Assuming that man-made climate change is imposing damage and costs on third parties, there is a strong libertarian case they should be compensated. However, the preferred Coasean policy of establishing and allocating property rights and then allowing negotiations over proper compensation is impractical. If a carbon tax is to be the next best alternative to a property rights regime for mitigating harms caused to third parties by future climate change, it should be revenue neutral and globally harmonized.
History reveals that the prospect of government fiscal restraint in the presence of new revenue streams is not promising. For example, Thomas Pyle, the president of the Institute of Energy Research, has pointed out that the top rate of the new U.S. income tax in 1913 started out at 7 percent, but under pressure of World War I reached 77 percent by 1918. In addition, Tol’s Leviathan Tax analysis suggests that it is unlikely that a globally harmonized carbon tax is achievable. One counter-argument is that if the U.S. and other developed nations were to adopt a high carbon tax this could spur more rapid technological development of cheaper no-carbon and low-carbon energy technologies that poorer countries could then adopt to leapfrog over further burning of coal, natural gas, and oil.

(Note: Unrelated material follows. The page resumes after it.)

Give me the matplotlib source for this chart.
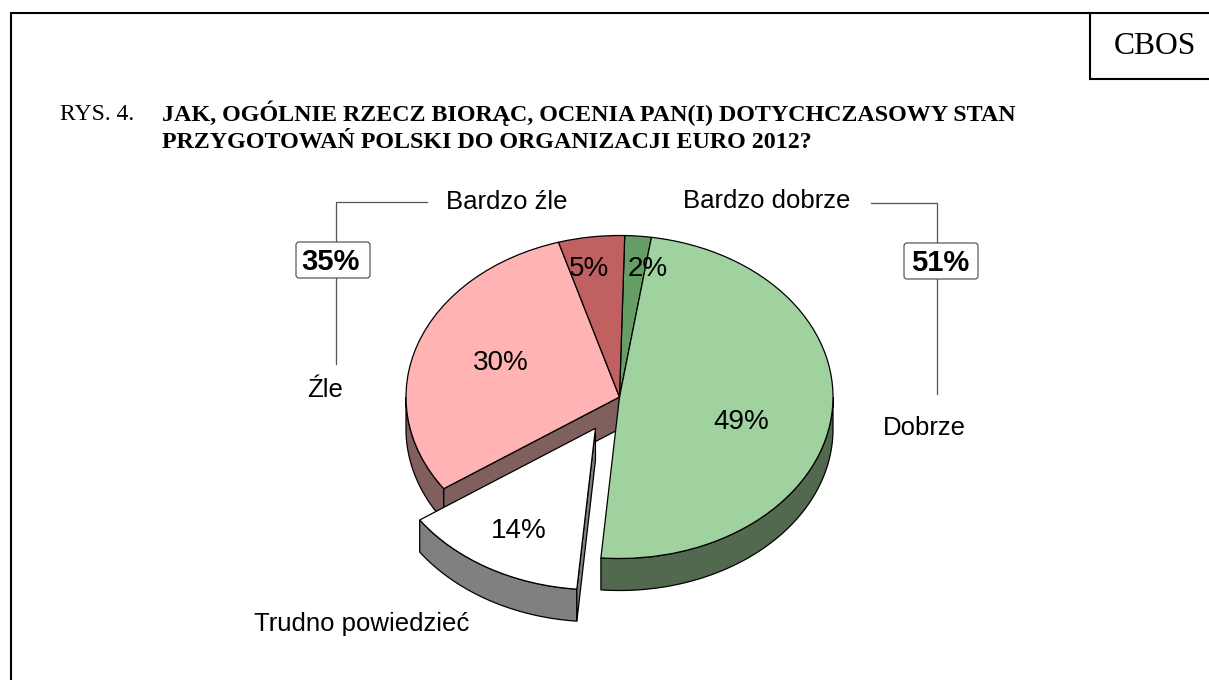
import numpy as np
import matplotlib
matplotlib.use('Agg')
import matplotlib.pyplot as plt
from matplotlib.patches import FancyBboxPatch

W, H = 1209, 680

# slices clockwise from the top
labels = ['Bardzo dobrze', 'Dobrze', 'Trudno powiedzieć', 'Źle', 'Bardzo źle']
values = [2, 49, 14, 30, 5]
pct_labels = ['2%', '49%', '14%', '30%', '5%']
top_colors = ['#669f66', '#a0d2a0', '#ffffff', '#ffb3b3', '#c06060']
wall_colors = ['#3f5f3f', '#53694f', '#808080', '#80605f', '#704040']
explode = [0, 0, 0.224, 0, 0]
summary_left = '35%'
summary_right = '51%'

title_prefix = 'RYS. 4.'
title_lines = ['JAK, OGÓLNIE RZECZ BIORĄC, OCENIA PAN(I) DOTYCHCZASOWY STAN',
               'PRZYGOTOWAŃ POLSKI DO ORGANIZACJI EURO 2012?']

fig = plt.figure(figsize=(W / 100, H / 100), dpi=100)

# overlay in pixel coordinates for the frame and all text
ov = fig.add_axes([0, 0, 1, 1], zorder=5)
ov.set_xlim(0, W)
ov.set_ylim(H, 0)
ov.axis('off')
ov.patch.set_alpha(0)

# pie axes: one data unit = 213.5 px across, 161.5 px up, so the circle comes out as an ellipse
cx, cy, rx, ry = 619.5, 397, 213.5, 161.5
span = 1.6
ax = fig.add_axes([(cx - rx * span) / W, 1 - (cy + ry * span) / H, 2 * rx * span / W, 2 * ry * span / H], zorder=1)
start = 1.4
depth = 32 / ry

wedges, _ = ax.pie(values, startangle=90 - start, counterclock=False, explode=explode, colors=top_colors,
                   radius=1, center=(0, 0), wedgeprops={'edgecolor': 'black', 'linewidth': 0.9})
ax.set_aspect('auto')
ax.set_xlim(-span, span)
ax.set_ylim(-span, span)
ax.axis('off')

edge = {'edgecolor': 'black', 'linewidth': 0.9}
angles = np.concatenate(([0], np.cumsum(values))) * 3.6 + start


def point(t):
    t = np.radians(t)
    return np.sin(t), np.cos(t)


for i, w in enumerate(wedges):
    t0, t1 = angles[i], angles[i + 1]
    mid = np.radians((t0 + t1) / 2)
    ox, oy = explode[i] * np.sin(mid), explode[i] * np.cos(mid)
    z = 4 if explode[i] else 2
    w.set_zorder(5 if explode[i] else 3)

    # outer wall: only the front half of the rim shows
    a, b = max(t0, 90), min(t1, 270)
    if a < b:
        t = np.linspace(a, b, 80)
        xs, ys = point(t)
        ax.fill(np.r_[xs, xs[::-1]] + ox, np.r_[ys, ys[::-1] - depth] + oy, facecolor=wall_colors[i], zorder=z, **edge)

    # the leading cut face shows when it sits in the lower left quarter
    if 180 < t0 < 270:
        ex, ey = point(t0)
        ax.fill(np.array([0, ex, ex, 0]) + ox, np.array([0, ey, ey - depth, -depth]) + oy,
                facecolor=wall_colors[i], zorder=z, **edge)

# frame
ov.plot([11, 11], [H, 13], color='black', lw=1.5, solid_capstyle='butt')
ov.plot([10, W], [13, 13], color='black', lw=1.5, solid_capstyle='butt')
ov.plot([1090, 1090, W], [13, 79, 79], color='black', lw=1.5, solid_joinstyle='miter')
ov.text(1155, 46, 'CBOS', family='Liberation Serif', fontsize=22.8, ha='center', va='center')

# title
ov.text(60, 115, title_prefix, family='Liberation Serif', fontsize=17, va='center')
ov.text(162, 113, title_lines[0], family='Liberation Serif', fontsize=17.3, weight='bold', va='center')
ov.text(162, 142, title_lines[1], family='Liberation Serif', fontsize=17.3, weight='bold', va='center')

# brackets and summary boxes
ov.plot([427, 336, 336], [202, 202, 364], color='#555555', lw=0.9)
ov.plot([871, 937, 937], [203, 203, 394], color='#555555', lw=0.9)
for x0, y0, tx, s in [(296, 242, 330, summary_left), (904, 243, 940, summary_right)]:
    ov.add_patch(FancyBboxPatch((x0 + 3, y0 + 3), 68, 30, boxstyle='round,pad=3,rounding_size=3',
                                facecolor='white', edgecolor='#444444', lw=0.8, zorder=3))
    ov.text(tx, y0 + 20, s, family='Liberation Sans', fontsize=21, weight='bold', ha='center', va='center', zorder=4)

# category labels
sans = {'family': 'Liberation Sans', 'fontsize': 18.5, 'va': 'center'}
ov.text(446, 202, labels[4], **sans)
ov.text(683, 201, labels[0], **sans)
ov.text(883, 428, labels[1], **sans)
ov.text(307, 390, labels[3], **sans)
ov.text(254, 624, labels[2], **sans)

# percentages on the slices
pct_pos = [(648, 269), (741, 422), (519, 531), (501, 363), (589, 269)]
for (x, y), s in zip(pct_pos, pct_labels):
    ov.text(x, y, s, family='Liberation Sans', fontsize=20, ha='center', va='center')

fig.savefig('out.png', dpi=100)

In 1988, Coase argued, “The fact that governmental intervention also has its costs makes it very likely that most ‘externalities’ should be allowed to continue if the value of production is to be maximized.” Considering how well governments afflicted by political conflicts of interest, chronic corruption, and inherent incompetence can be expected to execute a carbon tax, global warming is likely just such an externality.